More
than idle conversation
It is always
emotionally rewarding to synchronize one's personal values with their
investment portfolio's structure.
Generating competitive returns need not be divorced from "doing
good" at the same time.
As many of my readers know, morals-based (altruistic)
and socially responsible investing has frequently been an accompanying
objective to my quantitative orientation regarding the financial markets. During a nearly four-decades long practice, I
have created proprietary stochastic integers and statistical analysis to craft
various target-specific strategies such as Health
and Life Sciences, Alternative Energy, Fixed
Income and current offerings in Global
Water Concepts and Global Agriculture Solutions. The
filter of socially conscious investing aligns clients to portions of their
portfolio with specific areas of interest and concern.
But far from
relinquishing the opportunity for capital gains, these segregated silos have
performed at an extraordinary pace during the past generation. Target oriented portfolios help the investor
to define his goals while also contributing to the welfare of the planet. The niches are too numerous to calibrate and
widening in scope each decade.
Evolutionary shifts in
demand for skill sets and natural resources are durable, and impactful upon
research and development (R&D), capital expenditures, and profitability for
a wide array of industries and geographies.
These trends are also
affecting global investment cycles that emanate from a changing demographics of
demand and need. The most significant of
these shifts is population displacement
due to politics, weather, or economics.
Beyond their
application to the financial markets, population trends also influence overall
consumer confidence in private sector business, as well as government. As pressures mount to find new sources of
natural resources, so too does the fear of poor health, malnutrition, housing
shortages, and physical security.
Despite Wall Street's opportunism about product creation from these
distresses, the outside world watches with dismay as human convoys become
statistics for heartbreak and misfortune.
The financial markets
look at supply and demand/excess and shortage in the context of a profit-sum
game, while the rest of the world sees human dislocation as a trauma beyond
comprehension.
Do
whatever you must
A significant portion of
my stochastic data is lined up at present for a secular/generational opportunity
to seek out solutions to these issues through socially responsible investing. Additionally, we believe the prospect to
create portfolio alpha in these sectors is rounding into its maximum phase. Commodities like food, oil, metals, arable
farmland, water, wood, etc. are inextricably linked to the human condition, as
well as defining how their use helps to shape our perceptions about the role of
good corporate and governmental stewardship of our ideals. Rising interest rates, along with price
inflation in soy, corn, wheat, coffee, poultry, dairy, and fruits could propel a
new era of demand-driven economic growth for the next decade and beyond.
Compounding the potential
shortages in raw materials and foodstuffs is a drop-off in available
inventories in places that need them most .

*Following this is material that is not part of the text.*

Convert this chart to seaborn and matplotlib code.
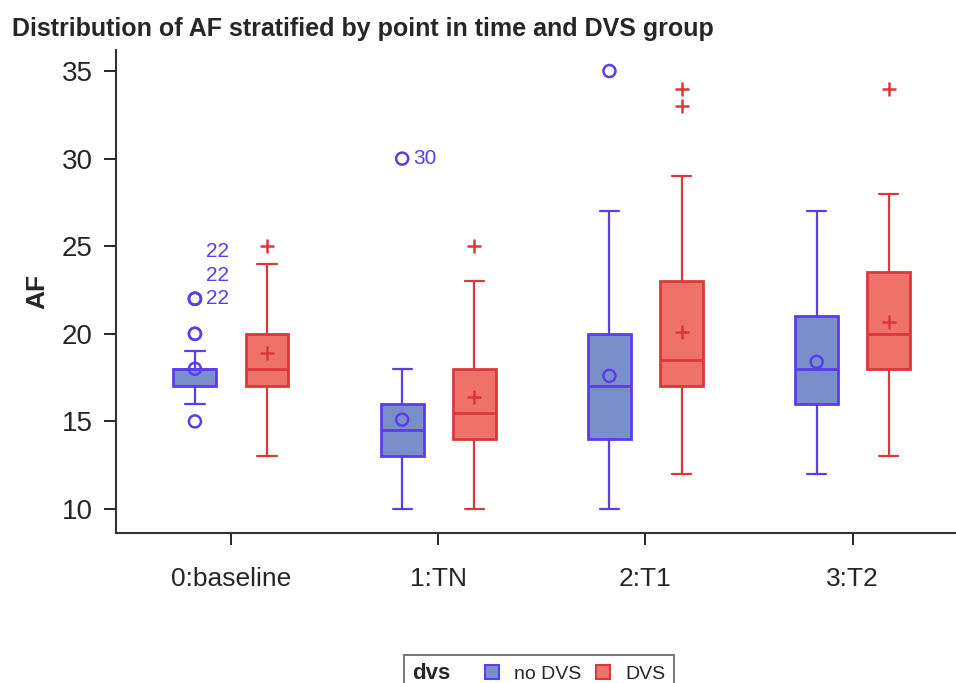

Harvests around the globe are actually at record levels, but consumption
rates vary widely by geography. We need
better storage, delivery, and production efficiencies to ensure that product is
getting to those whose lives depend upon it.
These are the kind of questions patrons should be asking when looking
for "shiny new opportunity hype".
Today, with the
attention span of a nanosecond, investors possibly might finally be getting the
message that secular, long-term shifts are
occurring and, potentially, be the place for a few of their investment assets.